▶ [Written request]
Copy the data exactly from the line that contains "Write a web" through the line that contains "const seriesNames = ['14-15','13-14','Moy", keeping both end lines and leaving out everything else.

▶ [Extracted records]
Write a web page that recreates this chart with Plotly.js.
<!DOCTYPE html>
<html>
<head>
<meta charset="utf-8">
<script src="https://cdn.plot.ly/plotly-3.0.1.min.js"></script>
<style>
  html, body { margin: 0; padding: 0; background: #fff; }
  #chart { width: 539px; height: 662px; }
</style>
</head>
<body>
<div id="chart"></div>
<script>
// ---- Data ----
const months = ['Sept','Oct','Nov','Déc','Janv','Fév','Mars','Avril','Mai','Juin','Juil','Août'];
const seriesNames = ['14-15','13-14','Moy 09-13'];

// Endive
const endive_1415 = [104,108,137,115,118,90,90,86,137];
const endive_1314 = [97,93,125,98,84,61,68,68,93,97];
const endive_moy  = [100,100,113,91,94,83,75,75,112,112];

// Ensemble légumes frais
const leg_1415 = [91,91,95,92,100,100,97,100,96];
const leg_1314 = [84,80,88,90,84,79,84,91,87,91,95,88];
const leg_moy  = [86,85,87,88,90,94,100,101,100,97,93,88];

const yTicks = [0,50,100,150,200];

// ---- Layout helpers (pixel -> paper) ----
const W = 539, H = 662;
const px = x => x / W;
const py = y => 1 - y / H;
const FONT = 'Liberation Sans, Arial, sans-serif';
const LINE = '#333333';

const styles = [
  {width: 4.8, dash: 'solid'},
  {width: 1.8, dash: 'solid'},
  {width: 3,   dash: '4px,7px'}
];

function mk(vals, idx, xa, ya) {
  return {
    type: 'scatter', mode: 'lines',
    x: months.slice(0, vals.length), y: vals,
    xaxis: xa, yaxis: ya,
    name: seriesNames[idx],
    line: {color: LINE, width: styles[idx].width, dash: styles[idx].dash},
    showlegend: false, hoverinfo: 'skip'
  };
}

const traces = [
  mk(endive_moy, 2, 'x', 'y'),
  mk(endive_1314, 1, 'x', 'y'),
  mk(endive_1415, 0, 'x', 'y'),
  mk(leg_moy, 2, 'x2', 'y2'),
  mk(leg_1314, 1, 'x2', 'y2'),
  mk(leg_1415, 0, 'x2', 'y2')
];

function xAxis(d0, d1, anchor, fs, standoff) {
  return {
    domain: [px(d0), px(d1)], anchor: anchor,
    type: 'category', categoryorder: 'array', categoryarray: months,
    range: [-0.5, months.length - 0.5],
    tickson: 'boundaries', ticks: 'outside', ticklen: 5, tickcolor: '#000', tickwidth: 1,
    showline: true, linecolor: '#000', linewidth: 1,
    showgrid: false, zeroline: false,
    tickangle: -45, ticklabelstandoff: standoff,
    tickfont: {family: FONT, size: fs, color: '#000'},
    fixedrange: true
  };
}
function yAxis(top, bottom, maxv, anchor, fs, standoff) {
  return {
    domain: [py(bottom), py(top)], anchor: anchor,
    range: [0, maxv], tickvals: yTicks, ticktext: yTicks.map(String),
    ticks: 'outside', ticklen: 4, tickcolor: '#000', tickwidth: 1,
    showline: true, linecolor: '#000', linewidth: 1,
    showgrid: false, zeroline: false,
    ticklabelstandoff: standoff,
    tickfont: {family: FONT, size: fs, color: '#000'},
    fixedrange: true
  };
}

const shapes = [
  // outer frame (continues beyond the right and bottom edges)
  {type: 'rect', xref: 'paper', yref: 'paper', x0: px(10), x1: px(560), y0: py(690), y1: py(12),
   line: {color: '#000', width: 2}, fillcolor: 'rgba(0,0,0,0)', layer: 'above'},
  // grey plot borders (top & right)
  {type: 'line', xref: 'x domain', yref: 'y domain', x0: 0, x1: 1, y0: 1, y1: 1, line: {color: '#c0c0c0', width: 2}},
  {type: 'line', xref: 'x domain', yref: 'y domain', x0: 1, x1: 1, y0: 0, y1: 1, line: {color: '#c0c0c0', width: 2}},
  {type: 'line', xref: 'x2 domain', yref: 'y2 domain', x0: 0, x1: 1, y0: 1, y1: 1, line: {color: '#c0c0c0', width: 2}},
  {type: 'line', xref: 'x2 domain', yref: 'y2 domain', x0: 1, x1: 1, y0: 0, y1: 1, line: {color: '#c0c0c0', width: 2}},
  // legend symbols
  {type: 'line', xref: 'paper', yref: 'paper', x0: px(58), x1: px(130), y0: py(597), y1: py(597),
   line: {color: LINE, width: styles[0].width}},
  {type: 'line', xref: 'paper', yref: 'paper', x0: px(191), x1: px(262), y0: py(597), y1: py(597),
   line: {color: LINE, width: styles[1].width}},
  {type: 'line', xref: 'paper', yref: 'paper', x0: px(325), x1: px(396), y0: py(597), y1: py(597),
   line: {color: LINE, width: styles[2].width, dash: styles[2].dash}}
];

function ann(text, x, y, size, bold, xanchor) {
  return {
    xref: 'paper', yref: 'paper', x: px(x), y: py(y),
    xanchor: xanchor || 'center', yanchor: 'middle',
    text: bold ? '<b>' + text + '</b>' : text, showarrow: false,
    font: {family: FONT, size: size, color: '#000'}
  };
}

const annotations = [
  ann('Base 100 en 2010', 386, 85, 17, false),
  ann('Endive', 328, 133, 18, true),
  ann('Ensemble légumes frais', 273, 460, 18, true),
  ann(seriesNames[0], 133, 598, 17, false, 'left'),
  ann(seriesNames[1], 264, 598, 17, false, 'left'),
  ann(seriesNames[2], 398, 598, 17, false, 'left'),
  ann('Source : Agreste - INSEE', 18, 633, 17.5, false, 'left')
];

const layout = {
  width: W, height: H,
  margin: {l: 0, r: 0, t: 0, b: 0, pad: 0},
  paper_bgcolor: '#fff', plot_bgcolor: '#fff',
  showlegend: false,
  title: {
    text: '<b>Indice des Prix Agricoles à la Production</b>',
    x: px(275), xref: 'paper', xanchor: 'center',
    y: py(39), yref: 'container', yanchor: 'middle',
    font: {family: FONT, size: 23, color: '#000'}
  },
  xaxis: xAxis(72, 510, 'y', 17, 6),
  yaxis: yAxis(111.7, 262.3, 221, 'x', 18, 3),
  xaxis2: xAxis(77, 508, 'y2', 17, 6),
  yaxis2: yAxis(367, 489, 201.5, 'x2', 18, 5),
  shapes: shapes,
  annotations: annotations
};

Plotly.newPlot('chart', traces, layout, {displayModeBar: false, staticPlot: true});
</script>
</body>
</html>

* * *

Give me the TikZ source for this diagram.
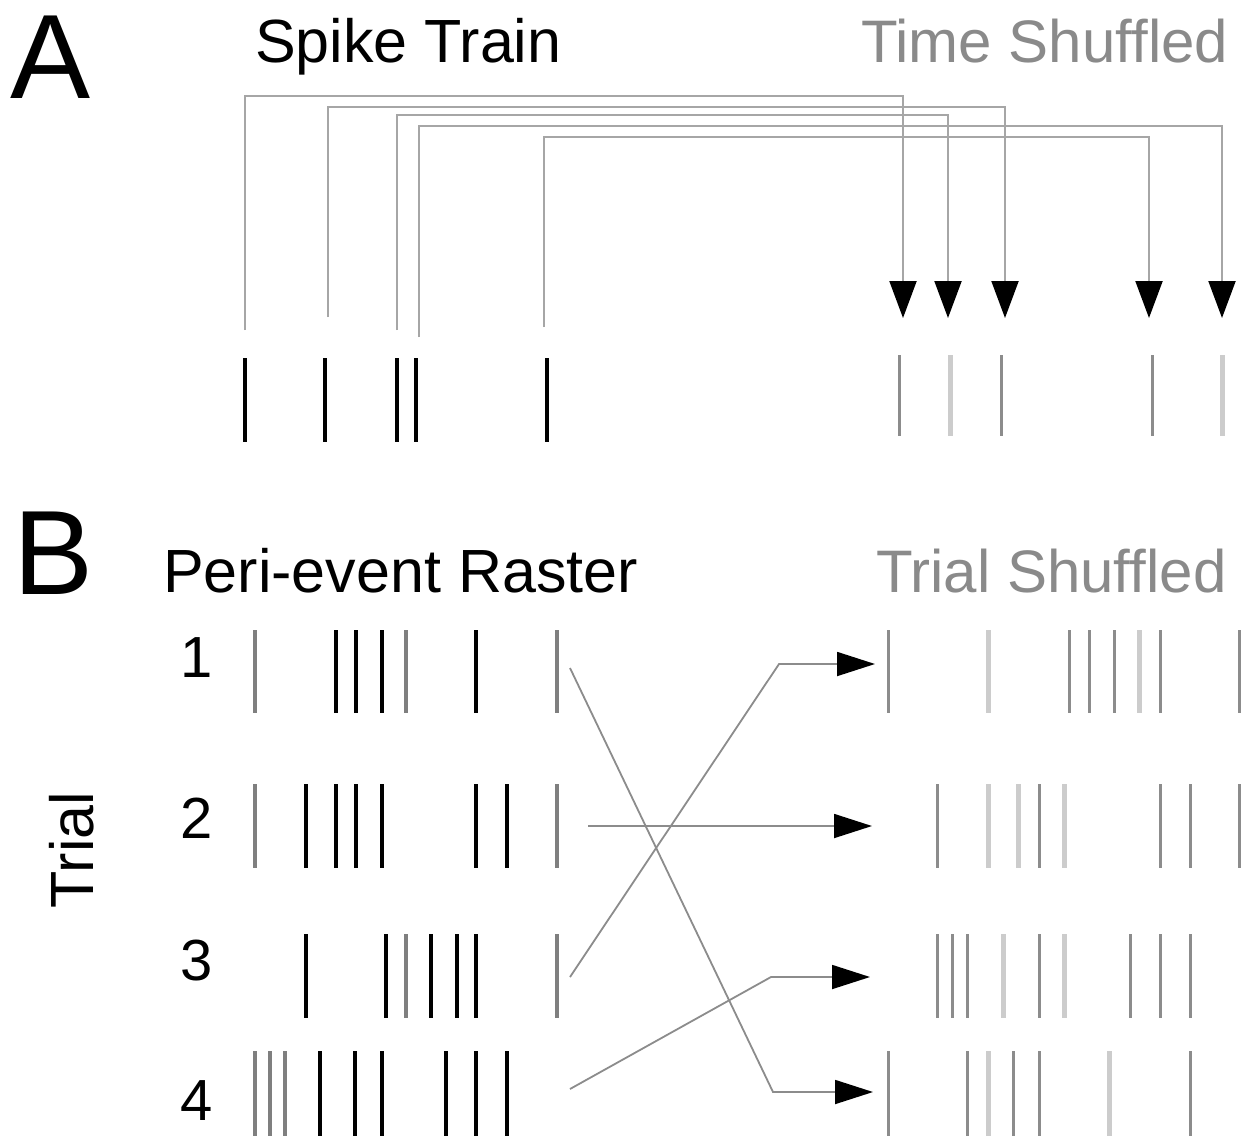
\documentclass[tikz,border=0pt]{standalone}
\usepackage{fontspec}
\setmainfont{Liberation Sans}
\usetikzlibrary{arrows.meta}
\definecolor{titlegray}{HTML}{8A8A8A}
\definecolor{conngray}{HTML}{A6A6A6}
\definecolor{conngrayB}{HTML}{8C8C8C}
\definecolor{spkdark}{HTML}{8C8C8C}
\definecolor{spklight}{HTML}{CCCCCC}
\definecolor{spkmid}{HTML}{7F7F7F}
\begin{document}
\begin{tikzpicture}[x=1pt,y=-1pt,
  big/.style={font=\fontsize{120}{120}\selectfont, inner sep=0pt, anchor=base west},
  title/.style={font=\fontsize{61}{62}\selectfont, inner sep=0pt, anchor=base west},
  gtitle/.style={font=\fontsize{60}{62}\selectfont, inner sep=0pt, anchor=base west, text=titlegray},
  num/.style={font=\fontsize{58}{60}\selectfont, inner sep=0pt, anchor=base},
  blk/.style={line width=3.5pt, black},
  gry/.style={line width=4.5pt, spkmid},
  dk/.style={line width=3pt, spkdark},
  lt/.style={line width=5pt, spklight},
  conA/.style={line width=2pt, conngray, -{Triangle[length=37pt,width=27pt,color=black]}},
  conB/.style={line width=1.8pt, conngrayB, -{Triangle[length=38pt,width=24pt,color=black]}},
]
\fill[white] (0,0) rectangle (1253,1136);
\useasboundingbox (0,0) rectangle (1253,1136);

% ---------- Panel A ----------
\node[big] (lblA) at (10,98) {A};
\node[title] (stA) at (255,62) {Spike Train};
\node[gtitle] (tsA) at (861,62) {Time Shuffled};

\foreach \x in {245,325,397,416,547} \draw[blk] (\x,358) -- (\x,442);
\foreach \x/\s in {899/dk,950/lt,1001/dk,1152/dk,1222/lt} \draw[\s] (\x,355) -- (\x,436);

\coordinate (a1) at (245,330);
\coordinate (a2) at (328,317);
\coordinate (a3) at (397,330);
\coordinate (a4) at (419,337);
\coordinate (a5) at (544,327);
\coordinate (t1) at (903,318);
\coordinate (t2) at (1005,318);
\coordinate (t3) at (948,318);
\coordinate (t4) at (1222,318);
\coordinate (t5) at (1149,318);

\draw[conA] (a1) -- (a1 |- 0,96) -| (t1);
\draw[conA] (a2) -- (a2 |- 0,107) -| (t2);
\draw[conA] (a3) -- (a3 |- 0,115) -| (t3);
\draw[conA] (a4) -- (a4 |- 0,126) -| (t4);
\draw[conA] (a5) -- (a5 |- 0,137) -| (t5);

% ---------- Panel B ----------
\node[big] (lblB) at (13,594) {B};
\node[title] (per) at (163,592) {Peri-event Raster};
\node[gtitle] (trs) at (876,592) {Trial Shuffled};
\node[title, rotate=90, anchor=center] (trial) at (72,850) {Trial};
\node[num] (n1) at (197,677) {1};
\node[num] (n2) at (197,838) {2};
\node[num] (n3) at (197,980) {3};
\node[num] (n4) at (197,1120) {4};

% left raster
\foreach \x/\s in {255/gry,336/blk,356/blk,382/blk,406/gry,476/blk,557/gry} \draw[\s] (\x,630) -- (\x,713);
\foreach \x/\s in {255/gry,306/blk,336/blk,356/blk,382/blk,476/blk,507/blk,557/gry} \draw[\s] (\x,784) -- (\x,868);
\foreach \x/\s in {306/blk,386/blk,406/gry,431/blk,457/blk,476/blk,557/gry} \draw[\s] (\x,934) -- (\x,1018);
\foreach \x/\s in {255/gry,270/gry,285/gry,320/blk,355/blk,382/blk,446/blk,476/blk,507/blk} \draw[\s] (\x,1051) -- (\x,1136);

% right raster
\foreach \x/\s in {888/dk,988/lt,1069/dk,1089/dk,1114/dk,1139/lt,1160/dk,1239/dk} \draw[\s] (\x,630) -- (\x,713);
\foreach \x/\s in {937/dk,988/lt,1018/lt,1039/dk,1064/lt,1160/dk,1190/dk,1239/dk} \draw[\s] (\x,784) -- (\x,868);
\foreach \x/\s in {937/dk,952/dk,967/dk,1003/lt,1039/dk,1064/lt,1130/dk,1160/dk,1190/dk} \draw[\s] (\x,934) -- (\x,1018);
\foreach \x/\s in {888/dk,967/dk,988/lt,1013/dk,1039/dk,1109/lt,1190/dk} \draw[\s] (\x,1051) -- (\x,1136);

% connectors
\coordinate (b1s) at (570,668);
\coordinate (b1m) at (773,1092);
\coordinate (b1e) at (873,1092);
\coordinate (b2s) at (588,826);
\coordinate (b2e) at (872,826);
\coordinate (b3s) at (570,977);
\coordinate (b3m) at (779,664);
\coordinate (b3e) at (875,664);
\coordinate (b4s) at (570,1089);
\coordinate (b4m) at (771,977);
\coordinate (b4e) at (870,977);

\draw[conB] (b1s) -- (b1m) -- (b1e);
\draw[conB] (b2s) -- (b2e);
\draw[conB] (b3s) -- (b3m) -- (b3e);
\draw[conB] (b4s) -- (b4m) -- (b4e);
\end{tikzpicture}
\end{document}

▶ [Worked solution]
Write a web page that recreates this chart with Plotly.js.
<!DOCTYPE html>
<html>
<head>
<meta charset="utf-8">
<script src="https://cdn.plot.ly/plotly-3.0.1.min.js"></script>
<style>
  html, body { margin: 0; padding: 0; background: #fff; }
  #chart { width: 539px; height: 662px; }
</style>
</head>
<body>
<div id="chart"></div>
<script>
// ---- Data ----
const months = ['Sept','Oct','Nov','Déc','Janv','Fév','Mars','Avril','Mai','Juin','Juil','Août'];
const seriesNames = ['14-15','13-14','Moy 09-13'];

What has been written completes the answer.